W. Kent Lorenz
Chairman and CEO (retired), Acieta LLC
BSEM ’84, UW-Madison
Each year, the College of Engineering recognizes outstanding alumni during Engineers’ Day—a celebration of engineers, held on Homecoming weekend. Kent Lorenz is among the engineers we will honor in 2018 at an Oct. 19 banquet.
For the better part of his career, Kent has worked in industrial robotics. His interest in applying emerging technologies enabled him to make significant contributions in advanced automated machining solutions. Starting as a sales engineer for Ellison Technologies in 1985, he ultimately became chairman and CEO of its spinoff, Acieta LLC, retiring in 2017. He now is the managing partner for a commercial real estate company and serves on numerous boards of public and private companies.
We are honoring Kent for his dedication as a leader whose efforts to advance industrial robotic automation have led to new and improved manufacturing processes. These advancements have helped to improve quality, lower costs and increase safety for North American manufacturers. Kent’s passion in industrial robotics has also inspired future generations of engineers through his work with Project Lead the Way and the Schools to Skills programs.
Recently, we chatted with him about everything from his memories as a student at UW-Madison to his career and hobbies. Here are his responses to some of our questions.
Is there a professional accomplishment of which you are most proud?
I was part of the Ellison Technologies senior management team consisting of three regional presidents and a CEO. We grew the company from $60 million to $650 million in revenue and expanded the workforce from 100 employees to almost 700 employees. We were a machine tool and industrial robotics engineering and integration company, providing CNC milling, turning and grinding solutions to North American manufacturers and their worldwide subsidiaries. There is no doubt that my engineering education provided me with the ability to meet with customers and apply complex technologies to provide solutions to their manufacturing challenges.
Why did you choose engineering?
In middle school, my family moved from Madison to Waukesha, Wisconsin. I went to Waukesha North High School and found that I really liked math. I took all of the electives that I could in math and physics. I distinctly remember sitting down with my high school physics teacher, Mr. Mitchell, during my junior year. He said, ”Have you ever considered a degree in engineering?” I said, ”No, not really. Tell me about it.” He said, ”Well, you’re really good at math and physics, and that’s what engineers do. So, I think you should look at UW-Madison’s engineering program.”
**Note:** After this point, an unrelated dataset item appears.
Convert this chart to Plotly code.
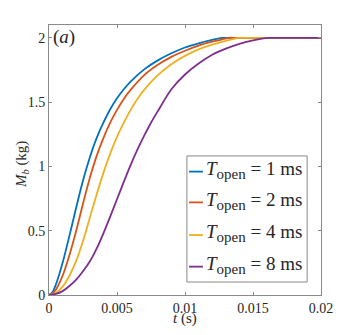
import plotly.graph_objects as go

# time in ms, mass in kg
t_1ms = [0, 0.25, 0.5, 0.75, 1, 1.5, 2, 2.5, 3, 3.5, 4, 4.5, 5, 5.5, 6, 7, 8, 9, 10, 11, 12, 12.7, 13.2, 14, 16, 18, 20]
m_1ms = [0, 0.02, 0.08, 0.16, 0.25, 0.46, 0.68, 0.89, 1.07, 1.22, 1.34, 1.445, 1.53, 1.60, 1.66, 1.755, 1.825, 1.88, 1.925, 1.958, 1.984, 2.0, 2.0, 2.0, 2.0, 2.0, 2.0]

t_2ms = [0, 0.25, 0.5, 0.75, 1, 1.5, 2, 2.5, 3, 3.5, 4, 4.5, 5, 5.5, 6, 7, 8, 9, 10, 11, 12, 12.6, 13.2, 13.7, 14.5, 16, 18, 20]
m_2ms = [0, 0.01, 0.04, 0.09, 0.15, 0.31, 0.50, 0.71, 0.91, 1.08, 1.22, 1.34, 1.44, 1.525, 1.595, 1.71, 1.79, 1.852, 1.90, 1.94, 1.97, 1.985, 2.0, 2.0, 2.0, 2.0, 2.0, 2.0]

t_4ms = [0, 0.5, 1, 1.5, 2, 2.5, 3, 3.5, 4, 4.5, 5, 5.5, 6, 6.5, 7, 8, 9, 10, 11, 12, 13, 14, 14.5, 15.5, 17, 20]
m_4ms = [0, 0.015, 0.065, 0.15, 0.265, 0.42, 0.60, 0.78, 0.95, 1.10, 1.23, 1.34, 1.44, 1.525, 1.595, 1.71, 1.795, 1.86, 1.91, 1.947, 1.976, 2.0, 2.0, 2.0, 2.0, 2.0]

t_8ms = [0, 0.5, 1, 1.5, 2, 2.5, 3, 3.5, 4, 4.5, 5, 5.5, 6, 6.5, 7, 7.5, 8, 9, 10, 11, 12, 13, 14, 15, 16.1, 16.6, 17.5, 20]
m_8ms = [0, 0.008, 0.03, 0.07, 0.12, 0.185, 0.26, 0.36, 0.48, 0.61, 0.745, 0.88, 1.01, 1.13, 1.24, 1.34, 1.43, 1.60, 1.715, 1.80, 1.868, 1.916, 1.954, 1.98, 2.0, 2.0, 2.0, 2.0]

labels = ['1 ms', '2 ms', '4 ms', '8 ms']
colors = ['#0072BD', '#D95319', '#EDB120', '#7E2F8E']

x_ticks = [0, 0.005, 0.01, 0.015, 0.02]
x_ticktext = ['0', '0.005', '0.01', '0.015', '0.02']
y_ticks = [0, 0.5, 1, 1.5, 2]
y_ticktext = ['0', '0.5', '1', '1.5', '2']

series = [(t_1ms, m_1ms), (t_2ms, m_2ms), (t_4ms, m_4ms), (t_8ms, m_8ms)]

FONT = '"Liberation Serif", "Times New Roman", "DejaVu Serif", serif'
AXC = '#8a8a8a'
TXT = '#262626'

fig = go.Figure()
for (t, m), lab, col in zip(series, labels, colors):
    fig.add_trace(go.Scatter(x=[v / 1000 for v in t], y=m, mode='lines', name=lab,
                             line=dict(color=col, width=1.8, shape='spline', smoothing=0.8),
                             showlegend=False))

# hand-built legend box (MATLAB style)
fig.add_shape(type='rect', xref='paper', yref='paper', x0=0.507, x1=0.949, y0=0.048, y1=0.515,
              line=dict(color=AXC, width=1), fillcolor='white', layer='above')
leg_y = [0.457, 0.343, 0.222, 0.105]
for yy, lab, col in zip(leg_y, labels, colors):
    fig.add_shape(type='line', xref='paper', yref='paper', x0=0.515, x1=0.566, y0=yy, y1=yy,
                  line=dict(color=col, width=1.8), layer='above')
    fig.add_annotation(xref='paper', yref='paper', x=0.571, y=yy + 0.006, xanchor='left', yanchor='middle',
                       text='<i>T</i><sub><span style="font-size:15px">open</span></sub> = ' + lab,
                       showarrow=False, font=dict(family=FONT, size=19, color=TXT))

fig.add_annotation(xref='paper', yref='paper', x=0.008, y=0.955, xanchor='left', yanchor='middle',
                   text='(<i>a</i>)', showarrow=False, font=dict(family=FONT, size=19, color=TXT))

# axis titles
fig.add_annotation(xref='paper', yref='paper', x=0.5, y=-0.088, xanchor='center', yanchor='middle',
                   text='<i>t</i> (s)', showarrow=False, font=dict(family=FONT, size=15, color=TXT))
fig.add_annotation(xref='paper', yref='paper', x=-0.099, y=0.485, xanchor='center', yanchor='middle',
                   textangle=-90, text='<i>M</i><sub><i>b</i></sub> (kg)', showarrow=False,
                   font=dict(family=FONT, size=15, color=TXT))

axis_common = dict(showline=True, linecolor=AXC, linewidth=1, mirror='ticks', ticks='inside',
                   ticklen=3, tickcolor=AXC, showgrid=False, zeroline=False, automargin=False,
                   tickfont=dict(family=FONT, size=14, color=TXT))
fig.update_xaxes(range=[0, 0.02], tickvals=x_ticks, ticktext=x_ticktext, **axis_common)
fig.update_yaxes(range=[0, 2.1], tickvals=y_ticks, ticktext=y_ticktext, **axis_common)

# page body adds an 8px offset, so the figure is 8px smaller with matching margins
fig.update_layout(width=346, height=327, margin=dict(l=41, r=33, t=17, b=40),
                  plot_bgcolor='white', paper_bgcolor='white', font=dict(family=FONT))
fig.write_html("out.html")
The other driver in selecting UW-Madison was that, due to my being a gymnast in high school, I was being recruited by the gymnastics coach at Madison. So, for my first three years, I was on the varsity gymnastics team, traveling and competing throughout the Big 10 for UW-Madison.
What is your fondest memory of your time at UW-Madison?
In the fall of 1983, Marching Band Director Michael Leckrone contacted the gymnastics coach and said, “We’re going to do a three-ring circus act for the halftime show. Could we get some gymnasts to come out on the field and be circus performers doing some tumbling, flips and handstands as part of our show?” I volunteered along with several other teammates. We performed on the field with the band at halftime, but the best part was the Fifth Quarter. When the band started playing after the game, one other gymnast and I ran back onto the field and to the north end zone and shimmied up the goalpost. As the Bud song began to play, we both simultaneously did handstands on the crossmember of the goalpost, while clapping our feet in rhythm to the song. The student section went wild!
Who has played the greatest role in your achievements?
There’s a lot of people that have had a hand in my career and my development. But certainly my father is number one. My dad and I are very close, and I have always used him as a sounding board for business and personal advice. I would also have to say Jim Ellison, who was the son of the founder of Ellison Technologies. Jim’s invitation to me to become an owner in the company in 1993 turned out to be life changing for my family and me personally.
What do you enjoy in your free time?
My wife, Abby, and I are pretty physically active. We snowshoe, cross-country and downhill ski, and snowmobile in the winter. In the summer, we’re involved in competitive water skiing. We also hike quite a bit, and we love to kayak. We basically try to do a fun, physical activity several days a week together. We are also both involved in a number of nonprofits, educational groups and charitable organizations. We feel it’s important to give back to your community in multiple ways to have a positive impact on others’ lives.